Jean
Echenoz - Au piano
Les
éditions de Minuit - 2003
Max Delmarc, est un pianiste de renom pas antipathique,
plutôt portée sur la bouteille mais dont la vie parait
bien terne. Peu sûr de lui et en proie au doute perpétuel,
il se sert de l’alcool pour surmonter son angoisse de
mal faire. De plus, Il est amoureux d’une femme fantôme
prénommée Rose, qu’il croise dans la rue mais ne
parvient pas à aborder. Finalement il mourra connement
d’un coup de couteau porté par un voyou. Mais cette
fausse fin n’est pas vraiment surprenante étant
donné que dès les premières pages le fait divers était
clairement annoncé : « Max va mourir dans 22
jours ».
Donc au tiers du roman Max n’est plus et pourtant le
roman est loin d’être terminé puisque pour lui une
nouvelle vie commence, dans un autre monde, une sorte de
maison de repos où les choses ne sont plus vraiment
pareilles que dans la vie et où l’on peut rencontrer
des personnes un peu désuètes telles que Doris Day
ou Dean Martin (rien que ça !)
Jean Echenoz dont au piano est le onzième
roman s’amuse une fois de plus à jouer avec les codes
de la littérature classique en faisant mourir son héros
pour mieux le ressusciter et ainsi nous offrir une fois
de plus un roman atypique, drôle, servi par une écriture
fine et vivante à laquelle il est difficile de ne pas
s’attacher.

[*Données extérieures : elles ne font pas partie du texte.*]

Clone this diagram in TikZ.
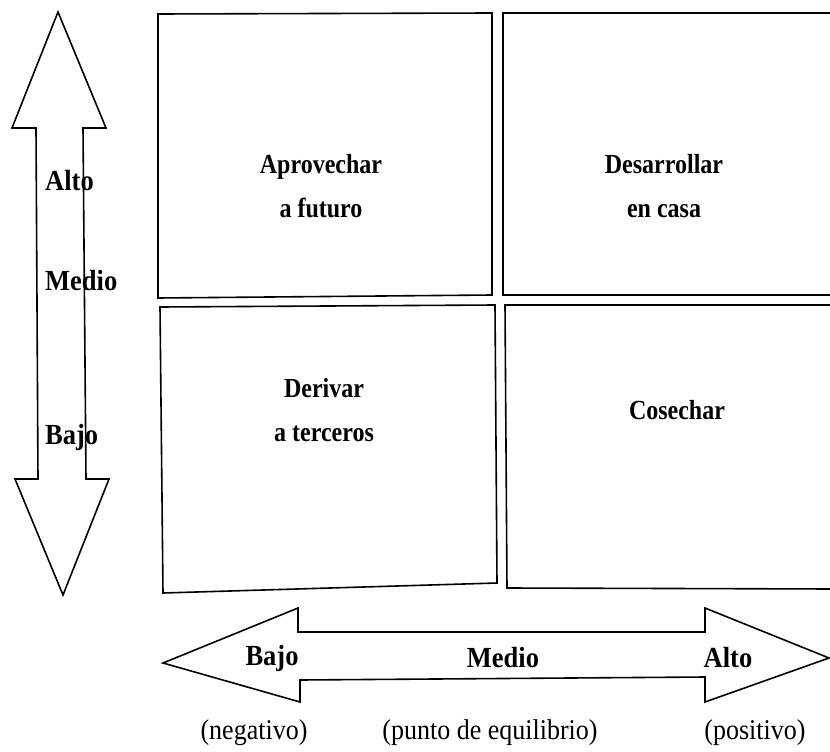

Comme à son habitude il mêle avec
bonheur le roman d’aventure, d’espionnage ou le
roman de voyage en adoptant un ton distancié qui rend
les choses qui semblent les plus graves, au fond,
totalement dérisoires.
Roman sur la mort joyeuse ou triste,
roman sur l’au-delà ou sur la réincarnation en soi,
on peut considérer qu’Au piano est tout cela
sans que ce soit vraiment ça. Car une fois de plus Echenoz
donne corps à ses personnages avec une réelle
sensibilité et un vrai talent de narrateur dont il
abuse toujours un peu en jouant constamment avec le
lecteur, en lui faisant quelques clins d’œil par-ci
par-là.
Echenoz est bel et bien un écrivain de plaisir,
comme on parle de vin de plaisir, un romancier qui sait
mettre le lecteur à l’aise, qui sait le divertir en
lui servant un texte d’une grande richesse
stylistique, un texte à la fois léger et complexe,
limpide et précis.
Avec la mélancolie et ce ton
doux-amer qui caractérise si bien son œuvre, Jean
Echenoz nous comble une fois de plus de bonheur avec
un roman éclatant, inventif et absolument jubilatoire
qui, aussitôt les pages refermées, nous fait dire que
le temps sera long jusqu’au prochain roman.